The object of the trust, according to the documents, is to promote development, and “to assist beneficiaries to acquire assets”.

Mjongile confirmed that the trust supported a number of programmes for the league. It donated money to the league’s 21st congress in 2001 and funded certain aspects of the league’s Youth Day celebrations last year.

Mjongile said the youth league regularly approached the trust for financial assistance. “The youth league is involved in development work. The trust supports the youth league on that,” he said.

  • Meanwhile, Brett Kebble, chief executive of JCI, which partnered Lembede in the Randgold deal, this week commented: “My personal policy and that of JCI is to make donations to political parties that support democracy and we see it as our duty as patriots so to do…
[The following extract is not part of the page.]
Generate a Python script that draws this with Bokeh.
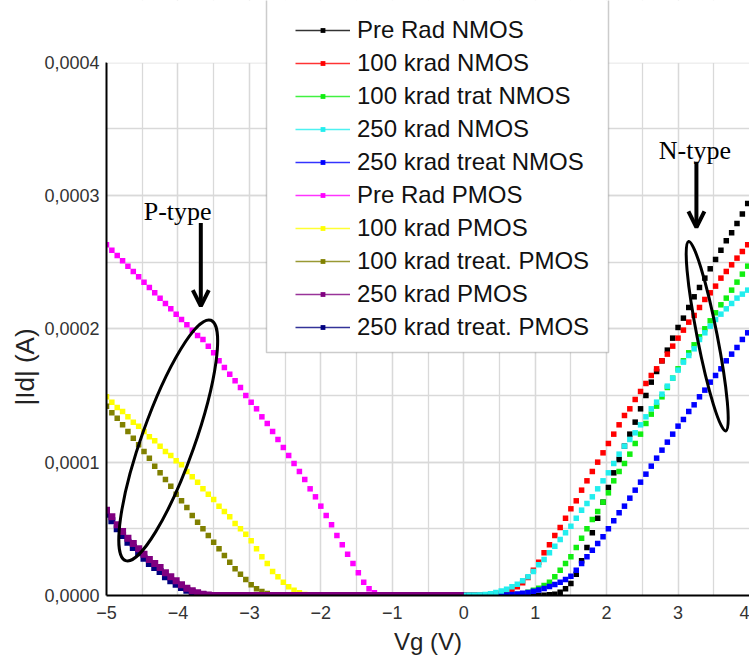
from math import pi
import numpy as np
from bokeh.plotting import figure
from bokeh.models import (Legend, LegendItem, Label, Arrow, OpenHead, BoxAnnotation, Title,
                          SingleIntervalTicker, CustomJSTickFormatter, Range1d)
from bokeh.embed import file_html
from bokeh.resources import INLINE

# ---------------- data (|Id| in units of 1e-4 A) ----------------
VG_PMOS = [-5.0, -4.925, -4.85, -4.775, -4.7, -4.625, -4.55, -4.475, -4.4, -4.325,
           -4.25, -4.175, -4.1, -4.025, -3.95, -3.875, -3.8, -3.725, -3.65, -3.575,
           -3.5, -3.425, -3.35, -3.275, -3.2, -3.125, -3.05, -2.975, -2.9, -2.825,
           -2.75, -2.675, -2.6, -2.525, -2.45, -2.375, -2.3, -2.225, -2.15, -2.075,
           -2.0, -1.925, -1.85, -1.775, -1.7, -1.625, -1.55, -1.475, -1.4, -1.325,
           -1.25, -1.175, -1.1, -1.025, -0.95, -0.875, -0.8, -0.725, -0.65, -0.575,
           -0.5, -0.425, -0.35, -0.275, -0.2, -0.125, -0.05]

VG_NMOS = [0.0, 0.075, 0.15, 0.225, 0.3, 0.375, 0.45, 0.525, 0.6, 0.675,
           0.75, 0.825, 0.9, 0.975, 1.05, 1.125, 1.2, 1.275, 1.35, 1.425,
           1.5, 1.575, 1.65, 1.725, 1.8, 1.875, 1.95, 2.025, 2.1, 2.175,
           2.25, 2.325, 2.4, 2.475, 2.55, 2.625, 2.7, 2.775, 2.85, 2.925,
           3.0, 3.075, 3.15, 3.225, 3.3, 3.375, 3.45, 3.525, 3.6, 3.675,
           3.75, 3.825, 3.9, 3.975, 4.05]

PRE_RAD_NMOS = [0.0] * 15 + [0.002, 0.005, 0.01, 0.025, 0.05, 0.09, 0.16, 0.26, 0.36, 0.47,
                             0.58, 0.70, 0.81, 0.92, 1.02, 1.12, 1.21, 1.30, 1.40, 1.50,
                             1.60, 1.68, 1.76, 1.84, 1.93, 2.01, 2.08, 2.16, 2.24, 2.31,
                             2.38, 2.45, 2.52, 2.59, 2.66, 2.72, 2.79, 2.86, 2.94, 3.00]
K100_NMOS = [0.0] * 4 + [0.002, 0.005, 0.01, 0.017, 0.027, 0.042, 0.065, 0.095, 0.135, 0.19,
                         0.25, 0.32, 0.38, 0.45, 0.51, 0.58, 0.65, 0.71, 0.79, 0.86,
                         0.93, 1.00, 1.07, 1.14, 1.21, 1.28, 1.35, 1.40, 1.47, 1.53,
                         1.59, 1.65, 1.70, 1.76, 1.81, 1.87, 1.93, 1.99, 2.05, 2.10,
                         2.16, 2.22, 2.27, 2.32, 2.38, 2.43, 2.48, 2.53, 2.58, 2.63, 2.67]
K100_TRAT_NMOS = [0.0] * 8 + [0.002, 0.004, 0.008, 0.014, 0.025, 0.04, 0.055, 0.075, 0.10, 0.14,
                              0.19, 0.24, 0.29, 0.36, 0.43, 0.50, 0.57, 0.63, 0.70, 0.77,
                              0.86, 0.93, 0.99, 1.06, 1.14, 1.21, 1.29, 1.36, 1.42, 1.49,
                              1.56, 1.63, 1.70, 1.76, 1.82, 1.88, 1.94, 2.00, 2.06, 2.12,
                              2.18, 2.23, 2.29, 2.35, 2.41, 2.47, 2.52]
K250_NMOS = [0.0, 0.001, 0.002, 0.004, 0.008, 0.014, 0.022, 0.033, 0.047, 0.065,
             0.085, 0.11, 0.14, 0.18, 0.23, 0.27, 0.32, 0.37, 0.42, 0.47,
             0.52, 0.58, 0.64, 0.69, 0.74, 0.80, 0.86, 0.92, 0.99, 1.06,
             1.12, 1.17, 1.22, 1.28, 1.34, 1.40, 1.45, 1.51, 1.57, 1.63,
             1.69, 1.75, 1.80, 1.85, 1.92, 1.97, 2.02, 2.07, 2.11, 2.15,
             2.19, 2.23, 2.26, 2.29, 2.32]
K250_TREAT_NMOS = [0.0] * 7 + [0.002, 0.004, 0.007, 0.011, 0.016, 0.023, 0.031, 0.041, 0.053, 0.067,
                               0.083, 0.10, 0.12, 0.145, 0.19, 0.24, 0.29, 0.34, 0.39, 0.44,
                               0.50, 0.56, 0.62, 0.67, 0.73, 0.79, 0.85, 0.91, 0.97, 1.03,
                               1.09, 1.15, 1.21, 1.27, 1.32, 1.38, 1.43, 1.49, 1.54, 1.60,
                               1.65, 1.70, 1.76, 1.81, 1.86, 1.92, 1.97, 2.02]

PRE_RAD_PMOS = [2.63, 2.59, 2.55, 2.51, 2.47, 2.43, 2.39, 2.35, 2.31, 2.27,
                2.23, 2.19, 2.15, 2.11, 2.07, 2.03, 1.99, 1.95, 1.92, 1.87,
                1.82, 1.76, 1.71, 1.66, 1.61, 1.56, 1.50, 1.45, 1.40, 1.34,
                1.29, 1.23, 1.17, 1.11, 1.05, 0.99, 0.93, 0.87, 0.80, 0.74,
                0.67, 0.60, 0.53, 0.45, 0.38, 0.31, 0.24, 0.17, 0.10, 0.05,
                0.02, 0.005] + [0.0] * 15
K100_PMOS = [1.49, 1.45, 1.41, 1.38, 1.34, 1.30, 1.27, 1.23, 1.19, 1.16,
             1.12, 1.08, 1.05, 1.01, 0.98, 0.93, 0.89, 0.85, 0.80, 0.76,
             0.72, 0.67, 0.63, 0.59, 0.54, 0.50, 0.46, 0.41, 0.35, 0.29,
             0.24, 0.18, 0.14, 0.10, 0.065, 0.04, 0.02, 0.008] + [0.0] * 29
K100_TREAT_PMOS = [1.42, 1.37, 1.33, 1.28, 1.23, 1.18, 1.13, 1.08, 1.03, 0.97,
                   0.92, 0.87, 0.82, 0.76, 0.71, 0.66, 0.60, 0.55, 0.50, 0.45,
                   0.40, 0.35, 0.30, 0.25, 0.20, 0.16, 0.12, 0.08, 0.05, 0.03,
                   0.015, 0.005] + [0.0] * 35
K250_PMOS = [0.64, 0.59, 0.53, 0.48, 0.43, 0.39, 0.35, 0.31, 0.27, 0.24,
             0.21, 0.17, 0.14, 0.11, 0.08, 0.055, 0.035, 0.02, 0.01, 0.004] + [0.0] * 47
K250_TREAT_PMOS = [0.61, 0.56, 0.50, 0.45, 0.40, 0.36, 0.32, 0.28, 0.24, 0.21,
                   0.18, 0.14, 0.11, 0.085, 0.06, 0.04, 0.025, 0.012, 0.005] + [0.0] * 48

LABELS = ["Pre Rad NMOS", "100 krad NMOS", "100 krad trat NMOS", "250 krad NMOS",
          "250 krad treat NMOS", "Pre Rad PMOS", "100 krad PMOS", "100 krad treat. PMOS",
          "250 krad PMOS", "250 krad treat. PMOS"]
COLORS = ["#000000", "#ff0000", "#11ee11", "#22eeee", "#0000ff",
          "#ff00ff", "#ffff00", "#808000", "#800080", "#000080"]
SERIES = [(VG_NMOS, PRE_RAD_NMOS), (VG_NMOS, K100_NMOS), (VG_NMOS, K100_TRAT_NMOS),
          (VG_NMOS, K250_NMOS), (VG_NMOS, K250_TREAT_NMOS),
          (VG_PMOS, PRE_RAD_PMOS), (VG_PMOS, K100_PMOS), (VG_PMOS, K100_TREAT_PMOS),
          (VG_PMOS, K250_PMOS), (VG_PMOS, K250_TREAT_PMOS)]
SIZES = [5.5, 5.5, 5.5, 5.5, 5.5, 5.5, 5.5, 5.5, 7, 7]
DRAW_ORDER = [0, 1, 2, 4, 3, 5, 6, 7, 9, 8]

FONT = "Liberation Sans"
GRID = "#d9d9d9"
Y_TOP = 4.462   # frame reaches the top of the canvas so the legend box can rise above 0,0004

p = figure(width=749, height=662, output_backend="svg", toolbar_location=None,
           x_range=Range1d(-5, 4), y_range=Range1d(0, Y_TOP),
           min_border_left=106, min_border_right=0, min_border_top=0, min_border_bottom=67)
p.outline_line_color = None

xt = SingleIntervalTicker(interval=1, num_minor_ticks=2)
yt = SingleIntervalTicker(interval=1, num_minor_ticks=2)
p.xaxis.ticker = xt
p.yaxis.ticker = yt
p.xgrid.ticker = xt
p.ygrid.ticker = yt
for g in (p.xgrid, p.ygrid):
    g.grid_line_color = GRID
    g.grid_line_width = 1.3
    g.minor_grid_line_color = GRID
    g.minor_grid_line_width = 1.3

p.yaxis.formatter = CustomJSTickFormatter(code="return (tick/10000).toFixed(4).replace('.', ',');")
p.yaxis.bounds = (0, 4)
for ax in (p.xaxis, p.yaxis):
    ax.axis_line_color = "black"
    ax.axis_line_width = 2
    ax.major_tick_line_color = None
    ax.minor_tick_line_color = None
    ax.major_label_text_font = FONT
    ax.major_label_text_font_size = "18px"
    ax.major_label_text_color = "#333333"
    ax.major_label_standoff = 4
p.yaxis.major_tick_out = 0
p.yaxis.minor_tick_out = 0
p.yaxis.major_label_standoff = 7
p.yaxis.axis_label_standoff = 0

p.xaxis.axis_label = "Vg (V)"
p.xaxis.axis_label_text_font = FONT
p.xaxis.axis_label_text_font_size = "24px"
p.xaxis.axis_label_text_font_style = "normal"
p.xaxis.axis_label_text_color = "#222222"
p.xaxis.axis_label_standoff = 6

p.add_layout(Title(text="|Id| (A)", align="left", offset=190, standoff=4,
                   text_font=FONT, text_font_size="26px", text_font_style="normal",
                   text_color="#222222"), "left")

scatters = [None] * 10
for i in DRAW_ORDER:
    xs, ys = SERIES[i]
    scatters[i] = p.scatter(xs, ys, marker="square", size=SIZES[i],
                            fill_color=COLORS[i], line_color=None)

# line renderers that only serve the legend (no visible points)
lines = [p.line(x=np.array([np.nan]), y=np.array([np.nan]), line_color=COLORS[i],
                line_width=1.5, line_alpha=0.8) for i in range(10)]

items = [LegendItem(label=LABELS[i], renderers=[lines[i], scatters[i]]) for i in range(10)]

# blank out the area above 0,0004
p.add_layout(BoxAnnotation(bottom=3.995, fill_color="white", fill_alpha=1.0, line_color=None))
# legend frame
p.add_layout(BoxAnnotation(left=160, right=502, bottom=243, top=700,
                           left_units="screen", right_units="screen",
                           bottom_units="screen", top_units="screen",
                           fill_color="white", fill_alpha=1.0,
                           line_color="#555555", line_width=1.5))

legend = Legend(items=items, location=(189, 254), padding=0, margin=0, spacing=5,
                glyph_width=55, glyph_height=12, label_height=28, label_standoff=7,
                label_text_font=FONT, label_text_font_size="24px",
                label_text_color="#111111",
                border_line_color=None, background_fill_alpha=0.0)
p.add_layout(legend)

# ellipses, arrows and texts
p.ellipse(x=[-4.136], y=[1.163], width=255, height=53, angle=1.23,
          width_units="screen", height_units="screen",
          fill_color=None, line_color="black", line_width=3)
p.ellipse(x=[3.408], y=[1.944], width=193, height=20, angle=1.765,
          width_units="screen", height_units="screen",
          fill_color=None, line_color="black", line_width=3)

p.add_layout(Arrow(end=OpenHead(size=16, line_width=4, line_color="black"),
                   x_start=-3.68, y_start=2.794, x_end=-3.68, y_end=2.17,
                   line_width=4, line_color="black"))
p.add_layout(Arrow(end=OpenHead(size=16, line_width=4, line_color="black"),
                   x_start=3.257, y_start=3.252, x_end=3.257, y_end=2.76,
                   line_width=4, line_color="black"))

p.add_layout(Label(x=-4.479, y=2.882, text="P-type", text_font="Liberation Serif",
                   text_font_size="26px", text_baseline="alphabetic", text_color="black"))
p.add_layout(Label(x=2.73, y=3.34, text="N-type", text_font="Liberation Serif",
                   text_font_size="26px", text_baseline="alphabetic", text_color="black"))

open("out.html", "w").write(file_html(p, INLINE))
    “Our policy on empowerment is equally transparent — JCI is one of the most forward-looking companies in South Africa and is committed to empowerment deals that contribute to skills transfer and transactions that properly empower people.

    “It would be very nice if other South African companies do the same — at the moment a large number of so-called “empowerment” transactions are designed either to provide a shield to old-order capital or to allow one or two so-called empowered individuals to build power bases in capital which will further their political ambitions. 

    “These are the people who have the temerity to attack our empowerment policies which are designed to really help people across a broad-based front.”